The bands on the lineup, according to Dunlap, were chosen because they had either shared local bills with the Bell Jar or included friends of Moskewich, who used the name Anna (or Anastasia) when she was in Bell Jar.

"I was friends with Anna," said Russell Scott of Children's Day. "I don't know about the politics of who's playing, who's not playing. To us, it's a tribute, and we're just going to play for our friend."

In addition to the music, there will be brief speeches by Moskewich's mother, Sandy, and sister, Debbie; Sam Lanni and Gil Fuhrer, former owners of Safari Sam's nightclub and close friends of Stacey, and Pat Croft, president of the Orange County chapter of M.A.D.D. The concert will conclude with "a slide show highlighting Stacey's life," Jack Moskewich said.

Lanni said: "The theme of my speech is going to be what would Stacey want to see if she came back (to Orange County) in 10 years. I think I know Stacey pretty well; I talked to her for hours and hours and hours. She had a really honest down-to-earth viewpoint. All these other things going on over the memorial is ridiculous."

Moskewich was graduated from La Quinta High School in Huntington Beach in 1985 and was majoring in music at Golden West College, her father said.

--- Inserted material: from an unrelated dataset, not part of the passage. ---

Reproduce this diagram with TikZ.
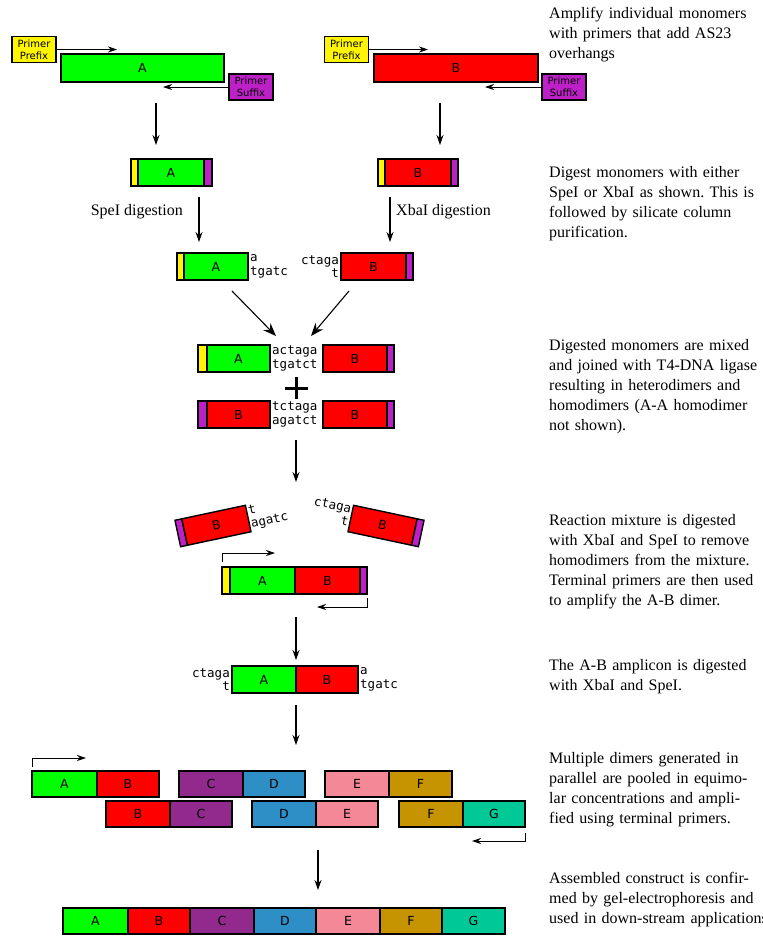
\documentclass[tikz,border=0pt]{standalone}
\usepackage{fontspec}
\setmainfont{Liberation Serif}
\setsansfont{DejaVu Sans}
\setmonofont{DejaVu Sans Mono}
\usetikzlibrary{arrows.meta}
\frenchspacing

\definecolor{yel}{RGB}{255,245,0}
\definecolor{mag}{RGB}{190,32,200}
\definecolor{grn}{RGB}{0,255,0}
\definecolor{rd}{RGB}{255,0,0}
\definecolor{colC}{RGB}{146,42,142}
\definecolor{colD}{RGB}{46,142,198}
\definecolor{colE}{RGB}{244,136,150}
\definecolor{colF}{RGB}{198,148,0}
\definecolor{colG}{RGB}{0,200,150}

\tikzset{
  seg/.style={draw=black, line width=1.4pt, inner sep=0pt,
    font=\sffamily\fontsize{12.5}{14}\selectfont},
  primerbox/.style={draw=black, line width=1.4pt, inner sep=0pt, align=center,
    minimum width=44pt, minimum height=26pt,
    font=\sffamily\fontsize{10}{12}\selectfont},
  flow/.style={-{Stealth[length=10pt,width=7pt]}, line width=1.1pt},
  bigflow/.style={-{Stealth[length=13pt,width=10pt]}, line width=1.1pt},
  prim/.style={-{Stealth[length=9pt,width=6pt]}, line width=0.9pt},
  mono/.style={font=\ttfamily\fontsize{12.5}{13.5}\selectfont, inner sep=0pt},
  note/.style={font=\fontsize{16}{20}\selectfont, align=left, anchor=base west,
    inner sep=0pt, text width=230pt},
  lbl/.style={font=\fontsize{16}{20}\selectfont, inner sep=0pt},
}

% name, x1, y1, x2, y2, colour, label
\newcommand{\dnaseg}[7]{%
  \node[seg, fill=#6, minimum width={(#4-#2)*1pt}, minimum height={(#5-#3)*1pt}]
    (#1) at ({(#2+#4)/2},{(#3+#5)/2}) {#7};}

\begin{document}
\begin{tikzpicture}[x=1pt,y=-1pt]
\useasboundingbox (0,0) rectangle (763,951);
\fill[white] (0,0) rectangle (763,951);

% ---------- step 1: monomer amplification ----------
\node[primerbox, fill=yel] (ppA) at (34,49.5) {Primer\\Prefix};
\dnaseg{monoA}{61}{54}{224}{82}{grn}{A}
\node[primerbox, fill=mag] (psA) at (251,87) {Primer\\Suffix};
\coordinate (ppAend) at (117,49.5);
\coordinate (psAend) at (163,87);
\draw[prim] (ppA.east) -- (ppAend);
\draw[prim] (psA.west) -- (psAend);

\node[primerbox, fill=yel] (ppB) at (346.5,49.5) {Primer\\Prefix};
\dnaseg{monoB}{374}{54}{538}{82}{rd}{B}
\node[primerbox, fill=mag] (psB) at (564,87) {Primer\\Suffix};
\coordinate (ppBend) at (428,49.5);
\coordinate (psBend) at (485,87);
\draw[prim] (ppB.east) -- (ppBend);
\draw[prim] (psB.west) -- (psBend);

\coordinate (a1s) at (156,103); \coordinate (a1e) at (156,145);
\coordinate (b1s) at (440,103); \coordinate (b1e) at (440,145);
\draw[flow] (a1s) -- (a1e);
\draw[flow] (b1s) -- (b1e);

% ---------- step 2: trimmed monomers ----------
\dnaseg{tAy}{131}{159}{138}{186}{yel}{}
\dnaseg{tA}{138}{159}{204}{186}{grn}{A}
\dnaseg{tAm}{204}{159}{212}{186}{mag}{}
\dnaseg{tBy}{378}{159}{385}{186}{yel}{}
\dnaseg{tB}{385}{159}{451}{186}{rd}{B}
\dnaseg{tBm}{451}{159}{458}{186}{mag}{}

\coordinate (a2s) at (199,197); \coordinate (a2e) at (199,242);
\coordinate (b2s) at (390,197); \coordinate (b2e) at (390,242);
\draw[flow] (a2s) -- (a2e);
\draw[flow] (b2s) -- (b2e);
\node[lbl, anchor=east] (speI) at (183,212) {SpeI digestion};
\node[lbl, anchor=west] (xbaI) at (396,212) {XbaI digestion};

% ---------- step 3: digested monomers ----------
\dnaseg{dAy}{177}{253}{184}{280}{yel}{}
\dnaseg{dA}{184}{253}{248}{280}{grn}{A}
\node[mono, align=left, anchor=west] (dAend) at (250,266.5) {a\\tgatc};
\dnaseg{dB}{341}{253}{406}{280}{rd}{B}
\dnaseg{dBm}{406}{253}{413}{280}{mag}{}
\node[mono, align=right, anchor=east] (dBend) at (339,266.5) {ctaga\\t};

\coordinate (c1s) at (232,291); \coordinate (c1e) at (276,336);
\coordinate (c2s) at (349,291); \coordinate (c2e) at (311,336);
\draw[bigflow] (c1s) -- (c1e);
\draw[bigflow] (c2s) -- (c2e);

% ---------- step 4: ligation products ----------
\dnaseg{hAy}{198}{345}{207}{372}{yel}{}
\dnaseg{hA}{207}{345}{270}{372}{grn}{A}
\node[mono, align=left, anchor=west] (hJoin) at (272,358.5) {actaga\\tgatct};
\dnaseg{hB}{323}{345}{387}{372}{rd}{B}
\dnaseg{hBm}{387}{345}{394}{372}{mag}{}

\draw[line width=3pt] (285,388) -- (308,388) (296.5,377) -- (296.5,399);

\dnaseg{oBm}{198}{401}{207}{428}{mag}{}
\dnaseg{oB}{207}{401}{270}{428}{rd}{B}
\node[mono, align=left, anchor=west] (oJoin) at (272,414.5) {tctaga\\agatct};
\dnaseg{oB2}{323}{401}{387}{428}{rd}{B}
\dnaseg{oB2m}{387}{401}{394}{428}{mag}{}

\coordinate (d1s) at (296,440); \coordinate (d1e) at (296,482);
\draw[flow] (d1s) -- (d1e);

% ---------- step 5: homodimer cleavage and A-B amplification ----------
\begin{scope}[shift={(213,526)}, rotate=12, transform shape]
  \dnaseg{lBm}{-36}{-13.5}{-29}{13.5}{mag}{}
  \dnaseg{lB}{-29}{-13.5}{36}{13.5}{rd}{B}
  \node[mono, align=left, anchor=west] (lBend) at (37.5,0) {t\\agatc};
\end{scope}
\begin{scope}[shift={(386,526)}, rotate=-12, transform shape]
  \dnaseg{rB}{-36}{-13.5}{29}{13.5}{rd}{B}
  \dnaseg{rBm}{29}{-13.5}{36}{13.5}{mag}{}
  \node[mono, align=right, anchor=east] (rBend) at (-37.5,-3) {ctaga\\t};
\end{scope}

\dnaseg{abY}{222}{567}{230}{594}{yel}{}
\dnaseg{abA}{230}{567}{295}{594}{grn}{A}
\dnaseg{abB}{295}{567}{360}{594}{rd}{B}
\dnaseg{abM}{360}{567}{367}{594}{mag}{}
\coordinate (abF0) at (222,562); \coordinate (abF1) at (275,553);
\coordinate (abR0) at (367,598); \coordinate (abR1) at (317,607);
\draw[prim] (abF0) |- (abF1);
\draw[prim] (abR0) |- (abR1);

\coordinate (e1s) at (296,617); \coordinate (e1e) at (296,660);
\draw[flow] (e1s) -- (e1e);

% ---------- step 6: digested A-B amplicon ----------
\dnaseg{amA}{232}{666}{296}{693}{grn}{A}
\dnaseg{amB}{296}{666}{358}{693}{rd}{B}
\node[mono, align=right, anchor=east] (amL) at (230,679.5) {ctaga\\t};
\node[mono, align=left, anchor=west] (amR) at (360,679.5) {a\\tgatc};

\coordinate (f1s) at (296,705); \coordinate (f1e) at (296,745);
\draw[flow] (f1s) -- (f1e);

% ---------- step 7: pooled dimers ----------
\dnaseg{p1A}{32}{771}{97}{797}{grn}{A}
\dnaseg{p1B}{97}{771}{159}{797}{rd}{B}
\dnaseg{p1C}{179}{771}{243}{797}{colC}{C}
\dnaseg{p1D}{243}{771}{305}{797}{colD}{D}
\dnaseg{p1E}{325}{771}{389}{797}{colE}{E}
\dnaseg{p1F}{389}{771}{452}{797}{colF}{F}
\dnaseg{p2B}{106}{801}{170}{827}{rd}{B}
\dnaseg{p2C}{170}{801}{232}{827}{colC}{C}
\dnaseg{p2D}{252}{801}{316}{827}{colD}{D}
\dnaseg{p2E}{316}{801}{378}{827}{colE}{E}
\dnaseg{p2F}{399}{801}{463}{827}{colF}{F}
\dnaseg{p2G}{463}{801}{525}{827}{colG}{G}
\coordinate (pF0) at (32,767); \coordinate (pF1) at (86,758);
\coordinate (pR0) at (525,833); \coordinate (pR1) at (472,841);
\draw[prim] (pF0) |- (pF1);
\draw[prim] (pR0) |- (pR1);

\coordinate (g1s) at (318,850); \coordinate (g1e) at (318,890);
\draw[flow] (g1s) -- (g1e);

% ---------- step 8: assembled construct ----------
\dnaseg{fA}{63}{908}{128}{934}{grn}{A}
\dnaseg{fB}{128}{908}{190}{934}{rd}{B}
\dnaseg{fC}{190}{908}{254}{934}{colC}{C}
\dnaseg{fD}{254}{908}{316}{934}{colD}{D}
\dnaseg{fE}{316}{908}{380}{934}{colE}{E}
\dnaseg{fF}{380}{908}{442}{934}{colF}{F}
\dnaseg{fG}{442}{908}{505}{934}{colG}{G}

% ---------- protocol notes ----------
\node[note] (n1) at (549,18) {Amplify individual monomers\\with primers that add AS23\\overhangs};
\node[note] (n2) at (549,177) {Digest monomers with either\\SpeI or XbaI as shown. This is\\followed by silicate column\\purification.};
\node[note] (n3) at (549,350) {Digested monomers are mixed\\and joined with T4-DNA ligase\\resulting in heterodimers and\\homodimers (A-A homodimer\\not shown).};
\node[note] (n4) at (549,525) {Reaction mixture is digested\\with XbaI and SpeI to remove\\homodimers from the mixture.\\Terminal primers are then used\\to amplify the A-B dimer.};
\node[note] (n5) at (549,670) {The A-B amplicon is digested\\with XbaI and SpeI.};
\node[note] (n6) at (549,763) {Multiple dimers generated in\\parallel are pooled in equimo-\\lar concentrations and ampli-\\fied using terminal primers.};
\node[note] (n7) at (549,883) {Assembled construct is confir-\\med by gel-electrophoresis and\\used in down-stream applications.};
\end{tikzpicture}
\end{document}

A memorial scholarship in Stacey's name has been established and will be awarded to a La Quinta High School music student to pursue music studies in college.

(Requests for information or contributions should be addressed to: Stacey Renee Moskewich Music Scholarship, P.O. Box 4391, Huntington Beach 92605.)

The memorial event will also provide a forum for M.A.D.D. to get across a message about the dangers of drinking and driving.

"Drinking and driving is the number one cause of death among teen-agers age 16 to 19," said Janet Cater, director of the Orange County M.A.D.D. chapter, which will have an information booth set up and will accept donations on Saturday.